2. Por referência ao ano de 2007, estava registado como gerente da Impugnante, J… - cfr. Certidão Permanente a fls. 37 a 40 do PAT apenso aos autos;

3. No exercício da atividade mencionada no ponto 1, a Impugnante recorria a prestadores de serviços externos para o exercício da sua atividade – prova testemunhal;

4. Foi emitida, pela sociedade “P…– Recrutamento e seleção de pessoal para prestação de serviços, Lda. (doravante P…) ”, em nome da Impugnante, a seguinte fatura:

- cfr.
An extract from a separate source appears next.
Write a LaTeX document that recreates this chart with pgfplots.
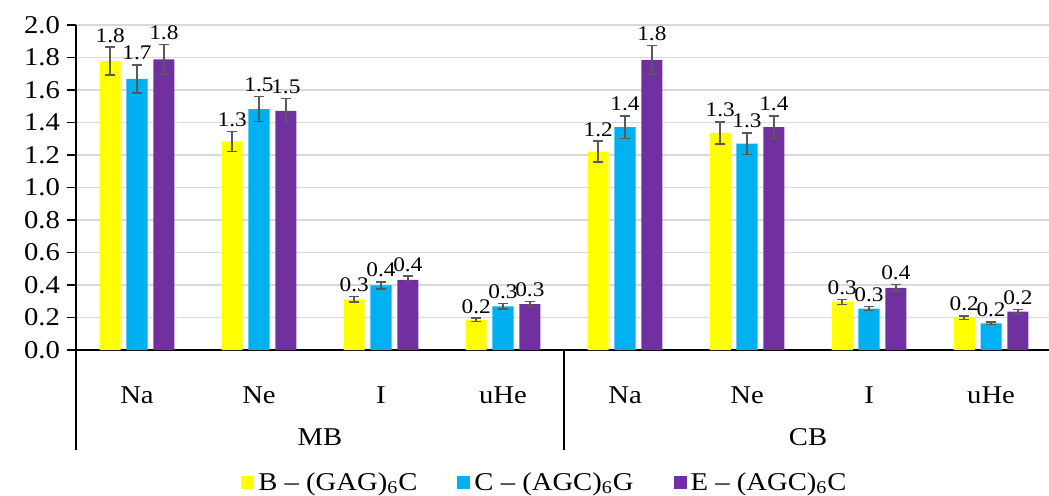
\documentclass[border=0pt]{standalone}
\usepackage{fontspec}
\setmainfont{Liberation Serif}[FakeStretch=1.12]
\usepackage{pgfplots}
\usepackage{pgfplotstable}
\pgfplotsset{compat=1.18}
\definecolor{cB}{HTML}{FFFF00}
\definecolor{cC}{HTML}{00B0F0}
\definecolor{cE}{HTML}{7030A0}
\definecolor{errg}{HTML}{595959}
\definecolor{gridg}{HTML}{D9D9D9}

\pgfplotstableread{
x y e
0 1.778 0.086
1 1.284 0.062
2 0.312 0.017
3 0.185 0.011
4 1.221 0.064
5 1.336 0.067
6 0.296 0.015
7 0.199 0.011
}\dataB
\pgfplotstableread{
x y e
0 1.668 0.087
1 1.483 0.077
2 0.398 0.022
3 0.269 0.016
4 1.371 0.069
5 1.270 0.066
6 0.255 0.013
7 0.164 0.008
}\dataC
\pgfplotstableread{
x y e
0 1.789 0.091
1 1.471 0.076
2 0.431 0.023
3 0.283 0.016
4 1.786 0.089
5 1.371 0.069
6 0.382 0.020
7 0.236 0.013
}\dataE

\begin{document}
\begin{tikzpicture}
\begin{axis}[
  scale only axis,
  width=486.5bp, height=162.5bp,
  xmin=-0.5, xmax=7.475,
  ymin=0, ymax=2,
  ytick={0,0.2,...,2.01},
  axis lines=left,
  axis line style={-, black, line width=0.75bp},
  ymajorgrids,
  grid style={gridg, line width=0.75bp},
  tick align=outside,
  major tick length=4.5bp,
  ytick style={black, line width=0.75bp},
  xtick style={draw=none},
  xtick={0,...,7},
  xticklabels={Na,Ne,I,uHe,Na,Ne,I,uHe},
  xticklabel style={yshift=-10.5bp},
  yticklabel style={/pgf/number format/.cd, fixed, fixed zerofill, precision=1},
  /pgf/number format/assume math mode=true,
  tick label style={font=\fontsize{12.8bp}{14bp}\selectfont},
  clip=false,
  ybar, bar width=0.173,
  error bars/y dir=both, error bars/y explicit,
  error bars/error bar style={errg, line width=0.75bp},
  error bars/error mark options={errg, line width=0.75bp, mark size=2.6bp, rotate=90},
  visualization depends on={\thisrow{e} \as \err},
  nodes near coords={\pgfmathprintnumber[fixed,fixed zerofill,precision=1]{\pgfplotspointmeta}},
  nodes near coords style={font=\fontsize{10.4bp}{12bp}\selectfont, black, yshift=\err*81.25bp, inner sep=2.2bp},
  legend columns=3,
  legend style={draw=none, fill=none, at={(0.483,-0.409)}, anchor=center,
    font=\fontsize{12.8bp}{14bp}\selectfont,
    /tikz/every even column/.append style={column sep=18bp}},
  legend image code/.code={\fill[#1] (0bp,-3.25bp) rectangle (6.5bp,3.25bp);},
]
\addplot[fill=cB, draw=none, bar shift=-0.22] table[x=x, y=y, y error=e]{\dataB};
\addplot[fill=cC, draw=none, bar shift=0] table[x=x, y=y, y error=e]{\dataC};
\addplot[fill=cE, draw=none, bar shift=0.22] table[x=x, y=y, y error=e]{\dataE};
\legend{B – (GAG)\textsubscript{6}C, C – (AGC)\textsubscript{6}G, E – (AGC)\textsubscript{6}C}
\draw[black, line width=0.75bp] (axis cs:-0.5,0) -- ([yshift=-50bp]axis cs:-0.5,0);
\draw[black, line width=0.75bp] (axis cs:3.5,0) -- ([yshift=-50bp]axis cs:3.5,0);
\node[font=\fontsize{12.8bp}{14bp}\selectfont] at ([yshift=-43.5bp]axis cs:1.5,0) {MB};
\node[font=\fontsize{12.8bp}{14bp}\selectfont] at ([yshift=-43.5bp]axis cs:5.5,0) {CB};
\end{axis}
\pgfresetboundingbox
\useasboundingbox (-38bp,-73bp) rectangle (486.5bp,175bp);
\end{tikzpicture}
\end{document}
RIT a fls. 43 do PAT apenso aos autos;

5. Em 30.05.2007 a Impugnante emitiu o cheque n.º 5037761122, com o valor de 13.612,50€, estando o mesmo passado à ordem da “P…” – cfr. fls. 59 dos autos;

6. A Impugnante emitiu nota de pagamento, sobre a sociedade “P…”, com data de 30.03.2007, imputando o valor do cheque referido no ponto 5, ao pagamento da fatura referida em 4. – cfr. fls. 58 dos autos;

7. Foram emitidas, pela sociedade F… Lda., em nome da Impugnante, as seguintes faturas:




- cfr. fls. 42, 44, 45, 46 e 47 do PAT apenso aos autos;

8. Em 2007, foram, entre outros, emitidos os seguintes cheques, da conta bancária da Impugnante, no Banco … SA:


«Imagem em texto no original»


- cfr. fls. documentos n.ºs 3,7,14 e 19, juntos aos autos a fls. 86 a 147 no SITAF, e RIT a fls. 27 do PAT apenso aos autos;

9. Em cumprimento da Ordem de Serviço n.os O1201008289 de 01.03.2011, os Serviços de Inspeção Tributária (SIT) da Direção de Finanças de Lisboa, realizaram uma ação inspetiva externa à Impugnante, relativamente ao exercício de 2007, tendo como origem as ações de inspeção realizadas às sociedades “P…” e “F…”, nas quais se concluiu pela existência de indícios fortes de emissão de faturas falsas por parte destes sujeitos passivos, de que a Impugnante é indicada como utilizadora - cfr. RIT a fls. 17 a 36 do PAT apenso aos autos;

10. Da ação inspetiva mencionada no ponto que antecede, resultou um Relatório de Inspeção Tributária (RIT), cujo teor se considera aqui integralmente reproduzido, datado de 01.08.2011, constando do mesmo, no ponto 1, o seguinte:

“(…) 1. CONCLUSÕES DA AÇÃO DE INSPEÇÃO

Da fiscalização efetuada ao exercício de 2007 resultaram correções à matéria tributável de IRC no valor de 94.450,00 €, imposto em falta de IVA, no montante de 19.384,50 € e Retenções na fonte de IRC no valor de 140.300,05 €.” - cfr. RIT a fls. 20 do PAT apenso aos autos;

11. A Impugnante procedeu à entrega das declarações de rendimentos modelo 22 (2007, 2008 e 2009), assim como ao envio das respetivas declarações periódicas de IVA – cfr. RIT a fls. 21 do PAT apenso aos autos;

12. No ponto 2.5 “Verificações e Constatações” do relatório, mencionado no ponto 10, consta o seguinte, relativamente ao fornecedor “P…”:

“(…)A empresa P…, Lda. já foi inspecionada pela D.F. de Setúbal, nos exercícios de 2006,2007 e 2008 e consta na informação produzida por essa Direção de Finanças (por nós já utilizada na inspeção à S… ao exercício de 2006) que a referida empresa está indiciada como emitente de faturação falsa. As razões apontadas constam da informação referida no ponto 2.1 e do extrato do Relatório de Inspeção efetuada a essa empresa (conforme Pág. 74 à 83 do citado anexo 2), e são as seguintes:

- não dispor de estruturas capazes de proporcionar os serviços faturados.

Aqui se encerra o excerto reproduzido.